Magischer Ort: die Wunschkammer

Erinnern sich noch einige ans Suppenregal? An das große Holzregal, deren Fächer 200 Bürger mit Kunstwerken bemalt haben? Jenes, das während der Corona-Jahre nach draußen auf den Vorplatz der Martin-Luther-Kirche gerollt wurde, um dort ansteckungsfrei wenigstens Suppen in Weckgläsern ausgeben zu können? Dieses Regal steht seither trocken in der Kirche – und wurde nun vom Architekten und Vesperkirchen-Mitorganisator Reinhard Michel zu einer „Wunschkammer“ umgestaltet. Michel hat das Regal um Seitenwände, um einen tiefdunklen Vorhang und um ein Dach erweitert.

Ein wenig verwunschen wirkt das alles, und das soll es auch. Wer durch den Vorhang in diese Wunschkammer eintritt, mag sich im Nu verzaubert fühlen. Von der Decke baumeln 325 Wäscheklammern, manche leer, manche mit Zetteln bestückt. In den Regalfächern glimmen kleine LED-Kerzen. Auf einem dreibeinigen Stehtisch liegen Zettel, Stifte, daneben ein schummriges Lämpchen und ein Blatt mit Anleitung, auf dem steht, was zu tun wäre: einen Wunsch aufschreiben. Für sich, für andere, für Gütersloh, für die Welt. „Manche Leute wünschen sich dolle Sachen“, sagt Vanessa Henkelmann, die das Kunstprojekt mitbetreut.

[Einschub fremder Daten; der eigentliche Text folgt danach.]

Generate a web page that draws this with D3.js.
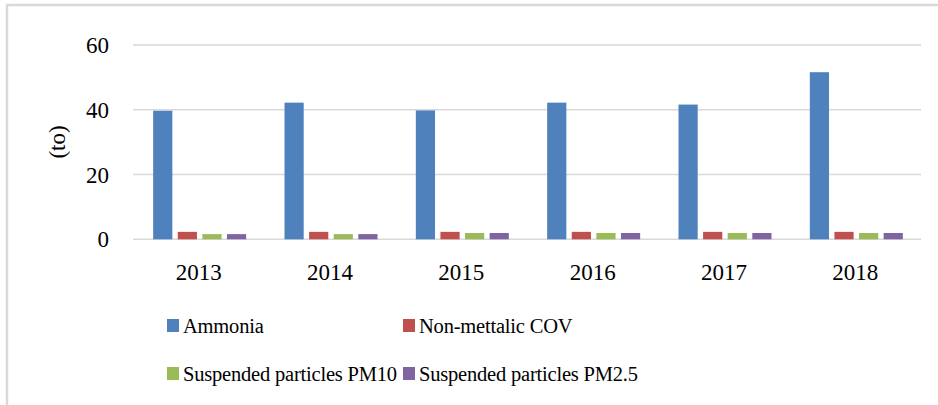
<!DOCTYPE html>
<html>
<head>
<meta charset="utf-8">
<script src="https://cdn.jsdelivr.net/npm/d3@7"></script>
<style>
  body { margin: 0; background: #fff; }
  svg text { font-family: "Liberation Serif", "Times New Roman", serif; fill: #000; }
</style>
</head>
<body>
<div id="chart"></div>
<script>
// DATA
const years = ['2013', '2014', '2015', '2016', '2017', '2018'];
const seriesNames = ['Ammonia', 'Non-mettalic COV', 'Suspended particles PM10', 'Suspended particles PM2.5'];
const ammonia = [39.7, 42.2, 39.8, 42.2, 41.6, 51.6];
const nonMetCov = [2.3, 2.3, 2.3, 2.3, 2.3, 2.3];
const pm10 = [1.6, 1.6, 1.95, 1.95, 1.95, 1.95];
const pm25 = [1.6, 1.6, 1.95, 1.95, 1.95, 1.95];
const yTicks = [0, 20, 40, 60];
const colors = ['#4f81bd', '#c0504d', '#9bbb59', '#8064a2'];

document.addEventListener('DOMContentLoaded', function(){
  drawChart();
});

function drawChart(){
  const W = 938, H = 405;
  const m = { top: 45, left: 133, right: 17, bottom: 166 };

  const svg = d3.select('#chart').append('svg')
                .attr('width', W)
                .attr('height', H);

  // outer chart frame (only top & left edges visible)
  svg.append('rect')
     .attr('x', 7).attr('y', 5)
     .attr('width', W + 20).attr('height', H + 20)
     .style('fill', 'none')
     .style('stroke', '#d9d9d9')
     .style('stroke-width', 2.5);

  const series = [ammonia, nonMetCov, pm10, pm25];

  const x0 = d3.scaleBand()
               .domain(years)
               .range([m.left, W - m.right]);
  const x1 = d3.scaleBand()
               .domain(d3.range(series.length))
               .range([0, 93])
               .paddingInner(0.22);
  const y = d3.scaleLinear()
              .domain([0, 60])
              .range([239.3, 45]);

  // gridlines
  svg.append('g').selectAll('line')
     .data(yTicks).enter()
     .append('line')
       .attr('x1', m.left).attr('x2', W - m.right)
       .attr('y1', d => y(d)).attr('y2', d => y(d))
       .style('stroke', '#d9d9d9')
       .style('stroke-width', 1.5);

  // y tick labels
  svg.append('g').selectAll('text')
     .data(yTicks).enter()
     .append('text')
       .attr('x', 109)
       .attr('y', d => y(d) + 8)
       .attr('text-anchor', 'end')
       .style('font-size', '23px')
       .text(d => d);

  // y title
  svg.append('text')
     .attr('transform', 'translate(65,142) rotate(-90)')
     .attr('text-anchor', 'middle')
     .style('font-size', '23px')
     .text('(to)');

  // bars
  const groups = svg.append('g').selectAll('g')
     .data(years).enter()
     .append('g')
       .attr('transform', d => 'translate(' + (x0(d) + x0.bandwidth() / 2 - 45.5) + ',0)');

  groups.selectAll('rect')
     .data((d, i) => series.map((s, k) => ({ k: k, v: s[i] })))
     .enter()
     .append('rect')
       .attr('x', d => x1(d.k))
       .attr('width', x1.bandwidth())
       .attr('y', d => y(d.v))
       .attr('height', d => y(0) - y(d.v))
       .style('fill', d => colors[d.k]);

  // x labels
  svg.append('g').selectAll('text')
     .data(years).enter()
     .append('text')
       .attr('x', d => x0(d) + x0.bandwidth() / 2)
       .attr('y', 280)
       .attr('text-anchor', 'middle')
       .style('font-size', '23px')
       .text(d => d);

  // legend
  const legPos = [[167, 319], [403, 319], [167, 367], [403, 367]];
  const leg = svg.append('g').selectAll('g')
     .data(seriesNames).enter()
     .append('g')
       .attr('transform', (d, i) => 'translate(' + legPos[i][0] + ',' + legPos[i][1] + ')');
  leg.append('rect')
     .attr('width', 12).attr('height', 13)
     .style('fill', (d, i) => colors[i]);
  leg.append('text')
     .attr('x', 16).attr('y', 14)
     .style('font-size', '20.5px')
     .style('letter-spacing', '-0.2px')
     .text(d => d);
}
</script>
</body>
</html>
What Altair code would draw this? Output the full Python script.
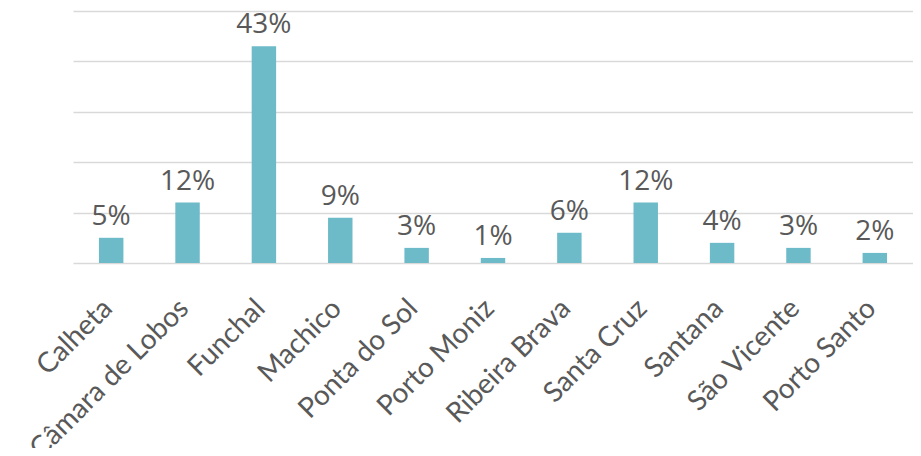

Einen Porsche 911, ein neues I-Phone, Glück und Zufriedenheit für die Mama,  Gesundheit für sich und die Verwandten oder einfach nur – wie etwa ein fünfjähriger Junge, „warme Füße“.

Etwa die Hälfte der Wäscheklammern ist inzwischen mit Zetteln bestückt, „da geht also noch was“, sagt Reinhard Michel. Damit sich all die lieben Wünsche hinterher nicht verflüchtigen, hat Michel vor, sie zu sammeln und daraus etwas Schönes zu gestalten, ein Buch vielleicht, womöglich zusammen mit den gemalten Bildern, die im vergangenen Jahr im Laufe der Vesperkirche entstanden. Die Idee dafür hatte Michel gemeinsam mit Angela Hippe vom Künstlerkollektiv „Gützilla“ ersonnen. Mal sehen, was ihnen nun einfällt.